Technologies like Intel SGX and ARM TrustZone offer hardware-based protection by isolating sensitive data within secure enclaves on the processor. Data remains encrypted and inaccessible outside the enclave. In theory, TEEs provide a performant solution for privacy-preserving computation, but in practice, they are vulnerable to side-channel attacks and other exploits, limiting their reliability in highly sensitive PPML applications.
Homomorphic encryption (HE) is a transformative cryptographic technique that enables computation directly on encrypted data, without requiring decryption at any stage. This powerful property ensures that sensitive information remains protected throughout the entire computational process, making HE an essential tool in privacy-preserving data analysis and secure outsourced computing.
HE schemes are broadly categorized into partial (or somewhat) and fully homomorphic encryption (FHE) systems, based on the operations they support and the extent to which computations can be carried out on ciphertexts.
Partial homomorphic encryption (PHE) schemes support only one type of mathematical operation, either addition or multiplication, on encrypted data. Classic examples include RSA (multiplicative homomorphism) and Paillier (additive homomorphism). These schemes are efficient and useful for specific use cases, such as secure voting or aggregated statistical analysis, but they are inherently limited by their inability to support arbitrary computations.
To overcome these limitations, somewhat homomorphic encryption (SWHE) schemes were developed. These allow a limited number of both additions and multiplications before the ciphertext becomes too noisy to be correctly decrypted. The noise introduced during each operation accumulates, and once it surpasses a certain threshold, the integrity of the encrypted value is compromised. While SWHE represents a significant improvement over single-operation partial homomorphic encryption, it still restricts the depth of computation and requires careful noise management.
Fully homomorphic encryption (FHE) extends the capabilities of SWHE by allowing an unlimited number of both addition and multiplication operations on ciphertexts. This makes FHE theoretically ideal for any computation on encrypted data, including complex machine learning models and arbitrary data transformations. However, achieving this level of functionality comes at a high computational cost.

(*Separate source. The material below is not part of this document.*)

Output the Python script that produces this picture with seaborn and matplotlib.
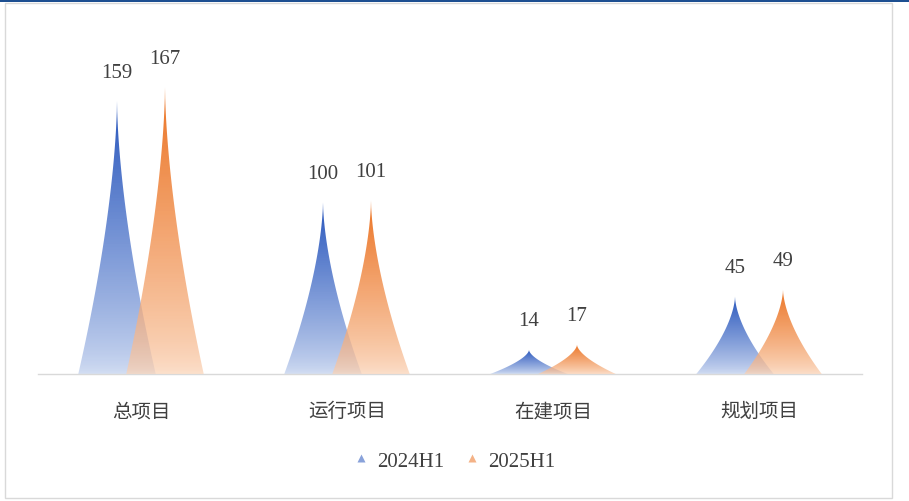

FHE schemes require periodic bootstrapping or noise refreshing to maintain decryptability, which significantly impacts their performance and practicality in real-time systems. Despite this, ongoing advancements are steadily reducing the overhead associated with FHE, bringing it closer to real-world deployment.
At the forefront of post-quantum cryptography, lattice-based cryptosystems are considered resilient against quantum attacks. These systems derive their security from computationally hard problems such as the Shortest Vector Problem (SVP), which involves finding the smallest non-zero vector in a lattice, and the Closest Vector Problem (CVP), where the goal is to locate the nearest lattice point to a given vector.
Due to their complexity, these problems underpin the security of many modern encryption techniques, making lattice-based cryptography a cornerstone for future-proof security models.
The Learning With Errors (LWE) problem serves as a foundational component in advanced cryptographic constructions. It generalizes the Learning Parity with Noise (LPN) problem and consists of two primary formulations: Search LWE and Decision LWE.
The strength of LWE lies in its computational equivalence to well-known lattice problems such as SVP and CVP. As such, LWE-based schemes inherit the strong hardness assumptions of lattice-based cryptography, making them well-suited for building secure, quantum-resistant cryptographic protocols.
First introduced in 1998, NTRU represents one of the earliest practical applications of lattice-based cryptography. It pioneered lattice problem-based encryption long before the advent of modern FHE constructions. NTRU continues to serve as a foundational influence in the development of efficient FHE systems, particularly those focused on balancing security with performance in real-world use cases.
Privacy-Preserving Machine Learning (PPML) and Distributed Machine Learning (DML) are two evolving paradigms that aim to address challenges associated with large-scale data-driven computation, but from different starting points.
Distributed Machine Learning refers to the process of training machine learning models across multiple machines or locations, typically to handle massive datasets or computational loads that exceed the capacity of a single device. It aims to improve scalability, reduce training time, and leverage geographically dispersed data sources.
In this setup, the model or training task is partitioned and distributed across various nodes, which may operate in parallel or asynchronously. These nodes may or may not share the same data. DML is driven primarily by performance and efficiency considerations, and it does not inherently prioritize data confidentiality or user privacy.
In contrast, Privacy-Preserving Machine Learning places privacy and data protection at the core of its design. It encompasses techniques like federated learning, homomorphic encryption, differential privacy, and secure multiparty computation, all of which are aimed at ensuring that sensitive data is never directly exposed or transferred.
While PPML systems often operate in distributed environments, their primary objective is not computational efficiency but safeguarding data against unauthorized access, inference attacks, and leakage during training or inference. PPML systems are increasingly vital in healthcare, finance, and critical infrastructure, where the misuse of data could result in ethical, legal, or reputational consequences.
Crucially, while PPML can be implemented using distributed learning architectures, not all distributed learning approaches are privacy-preserving. DML may rely on central data aggregation or unsecured communication, which leaves systems vulnerable to breaches. Conversely, PPML may accept performance trade-offs in favor of robust privacy guarantees.
The evolving landscape of data-driven technologies necessitates robust safeguards to preserve individual and institutional privacy. Privacy-Preserving Machine Learning (PPML) and Privacy-Preserving Data Mining (PPDM) have emerged as vital methodologies that enable meaningful insights and intelligent decision-making without compromising sensitive information.
This article has drawn upon a wide body of academic research to explore the distinctions, overlaps, and technical nuances of PPML and PPDM. By highlighting the challenges, trade-offs, and practical applications of privacy-preserving techniques, we underscore the importance of developing privacy-aware systems at every layer of the machine learning pipeline. As the field progresses, future work will continue to refine these techniques to balance performance, scalability, and privacy, paving the way for trustworthy and ethically grounded AI systems.